== WHAT THE EXERCISE ASKS ==
Copy every line that contains the string "Plotly" from the entries below.

== DATA ==
** begin **

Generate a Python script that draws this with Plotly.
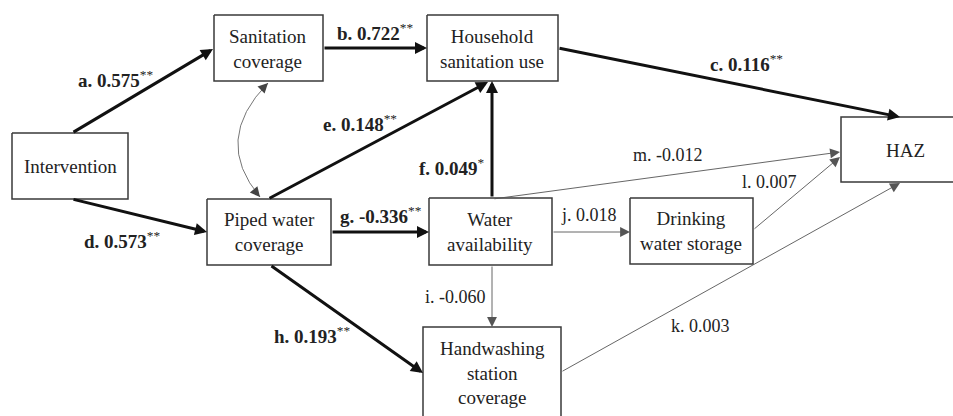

** end **
** begin **

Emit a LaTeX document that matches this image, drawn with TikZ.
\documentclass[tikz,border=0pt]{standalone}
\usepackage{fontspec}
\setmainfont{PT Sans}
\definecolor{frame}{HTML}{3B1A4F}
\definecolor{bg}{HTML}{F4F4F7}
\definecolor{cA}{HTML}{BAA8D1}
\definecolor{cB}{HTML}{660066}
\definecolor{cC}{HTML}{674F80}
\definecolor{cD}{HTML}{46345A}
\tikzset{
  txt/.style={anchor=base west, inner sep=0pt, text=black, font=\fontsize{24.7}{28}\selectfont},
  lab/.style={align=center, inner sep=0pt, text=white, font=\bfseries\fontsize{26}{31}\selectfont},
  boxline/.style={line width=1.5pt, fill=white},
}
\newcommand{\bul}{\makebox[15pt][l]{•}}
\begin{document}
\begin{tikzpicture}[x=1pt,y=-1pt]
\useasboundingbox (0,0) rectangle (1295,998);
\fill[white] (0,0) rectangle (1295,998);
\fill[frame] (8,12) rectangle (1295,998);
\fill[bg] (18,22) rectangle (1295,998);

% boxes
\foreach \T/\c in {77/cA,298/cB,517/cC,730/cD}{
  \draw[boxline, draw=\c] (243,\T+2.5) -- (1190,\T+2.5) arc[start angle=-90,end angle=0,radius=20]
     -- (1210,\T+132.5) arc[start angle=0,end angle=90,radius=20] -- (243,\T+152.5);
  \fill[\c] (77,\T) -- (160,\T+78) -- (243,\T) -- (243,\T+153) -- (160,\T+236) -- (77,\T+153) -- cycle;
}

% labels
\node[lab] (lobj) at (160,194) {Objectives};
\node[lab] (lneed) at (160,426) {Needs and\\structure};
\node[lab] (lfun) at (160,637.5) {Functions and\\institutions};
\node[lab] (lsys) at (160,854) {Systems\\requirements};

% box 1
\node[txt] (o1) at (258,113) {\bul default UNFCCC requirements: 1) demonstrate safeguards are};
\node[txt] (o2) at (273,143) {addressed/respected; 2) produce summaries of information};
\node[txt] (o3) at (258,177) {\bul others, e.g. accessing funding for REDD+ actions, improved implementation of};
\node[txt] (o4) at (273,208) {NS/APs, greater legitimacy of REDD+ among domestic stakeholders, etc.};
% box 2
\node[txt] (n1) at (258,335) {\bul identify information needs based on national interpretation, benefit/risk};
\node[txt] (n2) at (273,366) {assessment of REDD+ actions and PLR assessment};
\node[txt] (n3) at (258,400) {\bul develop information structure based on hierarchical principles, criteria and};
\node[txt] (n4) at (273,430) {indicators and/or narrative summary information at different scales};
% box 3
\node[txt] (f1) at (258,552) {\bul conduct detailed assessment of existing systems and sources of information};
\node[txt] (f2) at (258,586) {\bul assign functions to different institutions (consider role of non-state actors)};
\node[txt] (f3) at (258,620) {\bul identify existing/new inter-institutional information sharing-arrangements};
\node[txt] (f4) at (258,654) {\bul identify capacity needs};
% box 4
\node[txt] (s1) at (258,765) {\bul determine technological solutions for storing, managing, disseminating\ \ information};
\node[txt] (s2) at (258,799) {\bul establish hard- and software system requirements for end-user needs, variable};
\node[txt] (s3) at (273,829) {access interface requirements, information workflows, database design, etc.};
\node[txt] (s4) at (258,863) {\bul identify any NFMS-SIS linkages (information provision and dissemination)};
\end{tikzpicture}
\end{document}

** end **
** begin **

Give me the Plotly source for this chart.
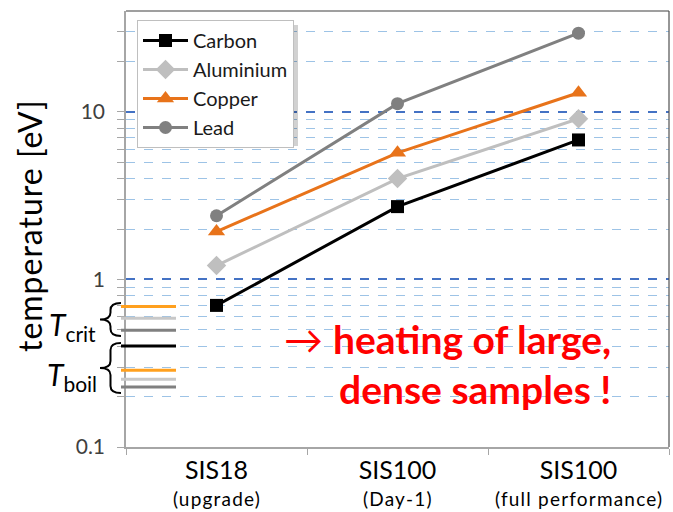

** end **

== ANSWER IN FULL ==
Generate a Python script that draws this with Plotly.
Give me the Plotly source for this chart.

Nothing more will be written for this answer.